Golf grips start to show wear for the average golfer usually after one or two years. Grips can get slick, and if they aren't changed you run the risk of being unable to hold onto the club, which is not a good thing. Learning to change a golf grip can be a little time-consuming, but once you know how to do it, you can save significant amounts of money by doing it yourself.
Place the golf club shaft in a vise and make sure it is secure. Remove the old grip by taking a utility knife and cutting off the old grip. Be sure to cut away from your body.
Use the grip-tape scraper to remove any old grip tape left on the shaft. Be extra careful not to scratch the shaft when doing this. If there is any residue left on the shaft after taking the grip tape off, use a little solvent on a rag to get it off.
Now, clean the shaft with soapy water and be sure to dry thoroughly.
Once the shaft is completely dry, measure the length of the grip next to the shaft and apply double-sided grip tape to the shaft to match the length of the grip.

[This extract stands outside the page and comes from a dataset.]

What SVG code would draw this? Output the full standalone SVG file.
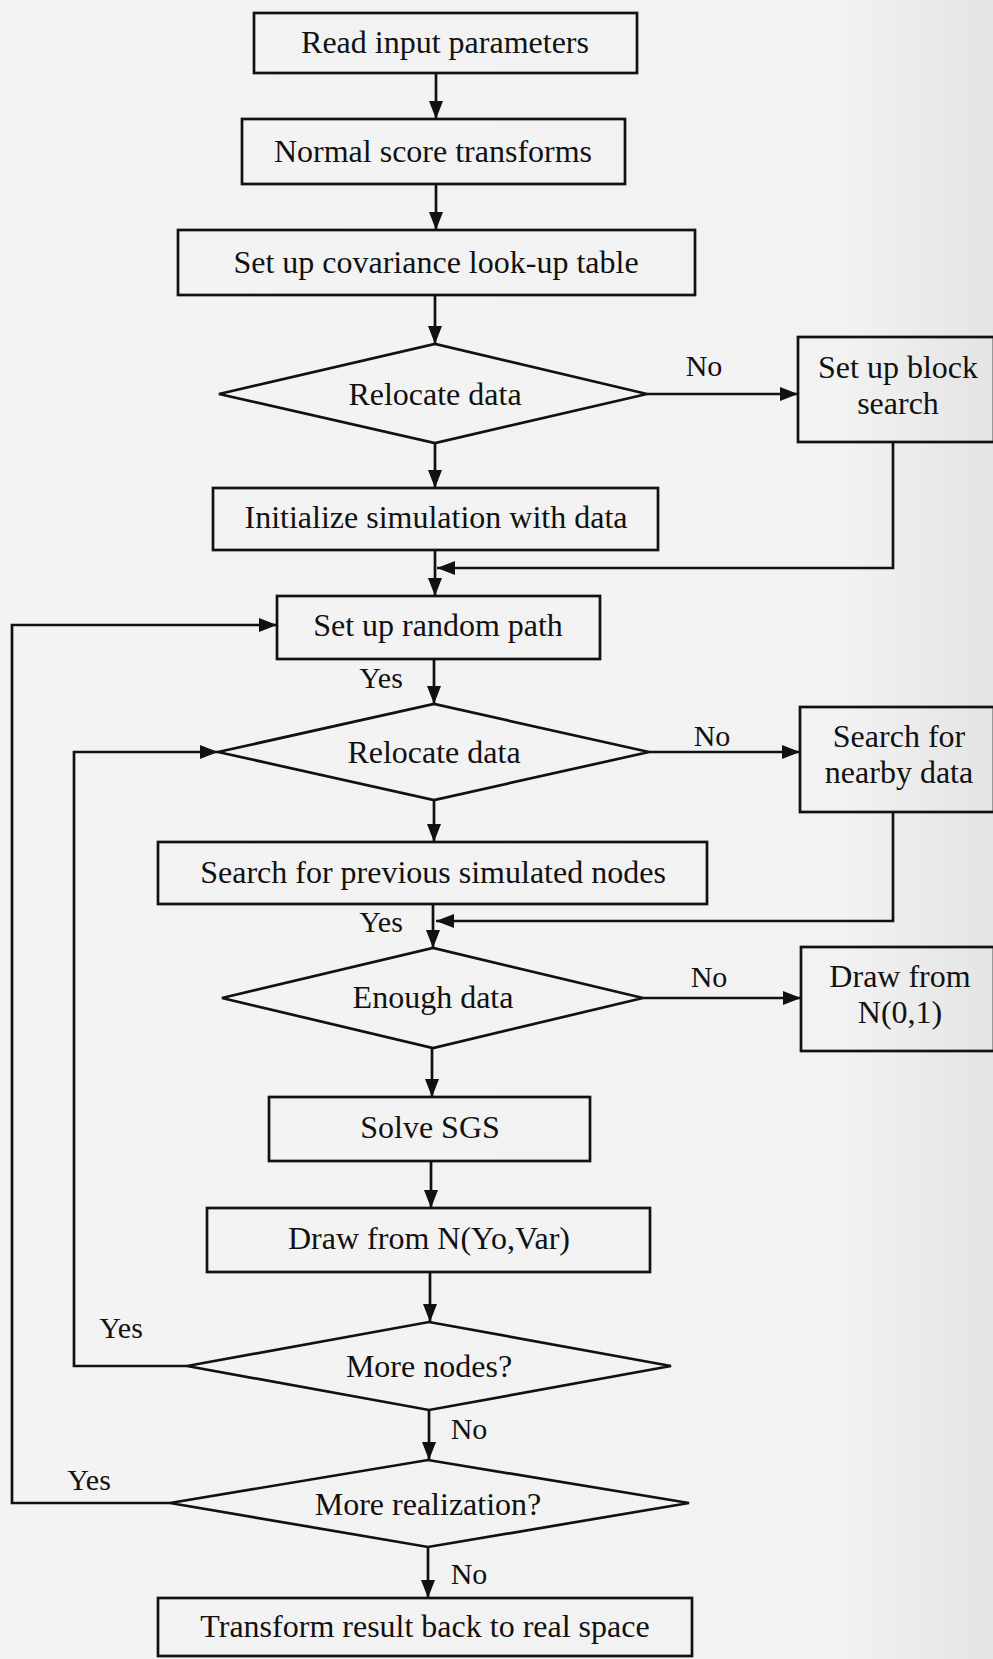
<svg xmlns="http://www.w3.org/2000/svg" width="993" height="1659" viewBox="0 0 993 1659">
  <defs>
    <linearGradient id="paper" x1="0" y1="0" x2="1" y2="0">
      <stop offset="0" stop-color="#f3f3f3"/>
      <stop offset="0.85" stop-color="#f2f2f2"/>
      <stop offset="1" stop-color="#e4e4e4"/>
    </linearGradient>
    <marker id="ah" viewBox="0 0 18 14" refX="18" refY="7" markerWidth="18" markerHeight="14" markerUnits="userSpaceOnUse" orient="auto">
      <path d="M0,0 L18,7 L0,14 z" fill="#111"/>
    </marker>
  </defs>
  <style>
    .box { fill: none; stroke: #111; stroke-width: 2.7; }
    .lbl { font-family: "Liberation Serif", "Times New Roman", serif; font-size: 32px; fill: #111; text-anchor: middle; }
    .yn { font-family: "Liberation Serif", "Times New Roman", serif; font-size: 30px; fill: #111; text-anchor: middle; }
    .arr { fill: none; stroke: #111; stroke-width: 2.7; marker-end: url(#ah); }
  </style>

  <rect x="0" y="0" width="993" height="1659" fill="url(#paper)"/>

  <!-- nodes -->
  <g id="read-input">
    <rect class="box" x="254" y="13" width="383" height="60"/>
    <text class="lbl" x="445" y="53">Read input parameters</text>
  </g>
  <g id="normal-score">
    <rect class="box" x="242" y="119" width="383" height="65"/>
    <text class="lbl" x="433" y="162">Normal score transforms</text>
  </g>
  <g id="covariance-table">
    <rect class="box" x="178" y="230" width="517" height="65"/>
    <text class="lbl" x="436" y="273">Set up covariance look-up table</text>
  </g>
  <g id="relocate-1">
    <polygon class="box" points="219,394 435,344 647,394 435,443"/>
    <text class="lbl" x="435" y="405">Relocate data</text>
  </g>
  <g id="block-search">
    <rect class="box" x="798" y="337" width="196" height="105"/>
    <text class="lbl" x="898" y="378">Set up block</text>
    <text class="lbl" x="898" y="414">search</text>
  </g>
  <g id="init-sim">
    <rect class="box" x="213" y="488" width="445" height="62"/>
    <text class="lbl" x="436" y="528">Initialize simulation with data</text>
  </g>
  <g id="random-path">
    <rect class="box" x="277" y="596" width="323" height="63"/>
    <text class="lbl" x="438" y="636">Set up random path</text>
  </g>
  <g id="relocate-2">
    <polygon class="box" points="218,752 434,704 649,752 434,800"/>
    <text class="lbl" x="434" y="763">Relocate data</text>
  </g>
  <g id="nearby-data">
    <rect class="box" x="800" y="707" width="194" height="105"/>
    <text class="lbl" x="899" y="747">Search for</text>
    <text class="lbl" x="899" y="783">nearby data</text>
  </g>
  <g id="previous-nodes">
    <rect class="box" x="158" y="842" width="549" height="62"/>
    <text class="lbl" x="433" y="883">Search for previous simulated nodes</text>
  </g>
  <g id="enough-data">
    <polygon class="box" points="222,998 433,948 643,998 433,1048"/>
    <text class="lbl" x="433" y="1008">Enough data</text>
  </g>
  <g id="draw-standard">
    <rect class="box" x="801" y="947" width="193" height="104"/>
    <text class="lbl" x="900" y="987">Draw from</text>
    <text class="lbl" x="900" y="1023">N(0,1)</text>
  </g>
  <g id="solve-sgs">
    <rect class="box" x="269" y="1097" width="321" height="64"/>
    <text class="lbl" x="430" y="1138">Solve SGS</text>
  </g>
  <g id="draw-local">
    <rect class="box" x="207" y="1208" width="443" height="64"/>
    <text class="lbl" x="429" y="1249">Draw from N(Yo,Var)</text>
  </g>
  <g id="more-nodes">
    <polygon class="box" points="187,1366 429,1322 671,1366 429,1410"/>
    <text class="lbl" x="429" y="1377">More nodes?</text>
  </g>
  <g id="more-realization">
    <polygon class="box" points="170,1503 428,1460 689,1503 428,1547"/>
    <text class="lbl" x="428" y="1515">More realization?</text>
  </g>
  <g id="back-transform">
    <rect class="box" x="158" y="1598" width="534" height="58"/>
    <text class="lbl" x="425" y="1637">Transform result back to real space</text>
  </g>

  <!-- connectors and their Yes/No labels -->
  <g id="connectors">
    <line class="arr" x1="436" y1="73" x2="436" y2="119"/>
    <line class="arr" x1="436" y1="184" x2="436" y2="230"/>
    <line class="arr" x1="435" y1="295" x2="435" y2="344"/>
    <line class="arr" x1="647" y1="394" x2="798" y2="394"/>
    <line class="arr" x1="435" y1="443" x2="435" y2="488"/>
    <line class="arr" x1="435" y1="550" x2="435" y2="596"/>
    <polyline class="arr" points="893,442 893,568 437,568"/>
    <line class="arr" x1="434" y1="659" x2="434" y2="704"/>
    <line class="arr" x1="649" y1="752" x2="800" y2="752"/>
    <line class="arr" x1="434" y1="800" x2="434" y2="842"/>
    <polyline class="arr" points="893,812 893,921 436,921"/>
    <line class="arr" x1="433" y1="904" x2="433" y2="948"/>
    <line class="arr" x1="643" y1="998" x2="801" y2="998"/>
    <line class="arr" x1="432" y1="1048" x2="432" y2="1097"/>
    <line class="arr" x1="431" y1="1161" x2="431" y2="1208"/>
    <line class="arr" x1="430" y1="1272" x2="430" y2="1322"/>
    <line class="arr" x1="429" y1="1410" x2="429" y2="1460"/>
    <line class="arr" x1="428" y1="1547" x2="428" y2="1598"/>
    <polyline class="arr" points="187,1366 74,1366 74,752 218,752"/>
    <polyline class="arr" points="170,1503 12,1503 12,625 277,625"/>

    <text class="yn" x="704" y="376">No</text>
    <text class="yn" x="381" y="688">Yes</text>
    <text class="yn" x="712" y="746">No</text>
    <text class="yn" x="381" y="932">Yes</text>
    <text class="yn" x="709" y="987">No</text>
    <text class="yn" x="121" y="1338">Yes</text>
    <text class="yn" x="469" y="1439">No</text>
    <text class="yn" x="89" y="1490">Yes</text>
    <text class="yn" x="469" y="1584">No</text>
  </g>
</svg>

Peel the backing off the double-sided tape.
Cover the little hole at the top of the new grip with a finger and pour a little grip solvent into the grip. Shake the grip gently, so the solvent covers every inch of the inside of the grip, then pour the remaining solvent over the double-sided tape on the shaft.
Start sliding the new grip over the end of the shaft, and make sure the grip is centered and correctly positioned to the square club face. The solvent should make the grip slide on easily.
Take the club out of the vise and let it sit for 16 to 18 hours to dry. The club is ready to be used once it's completely dry.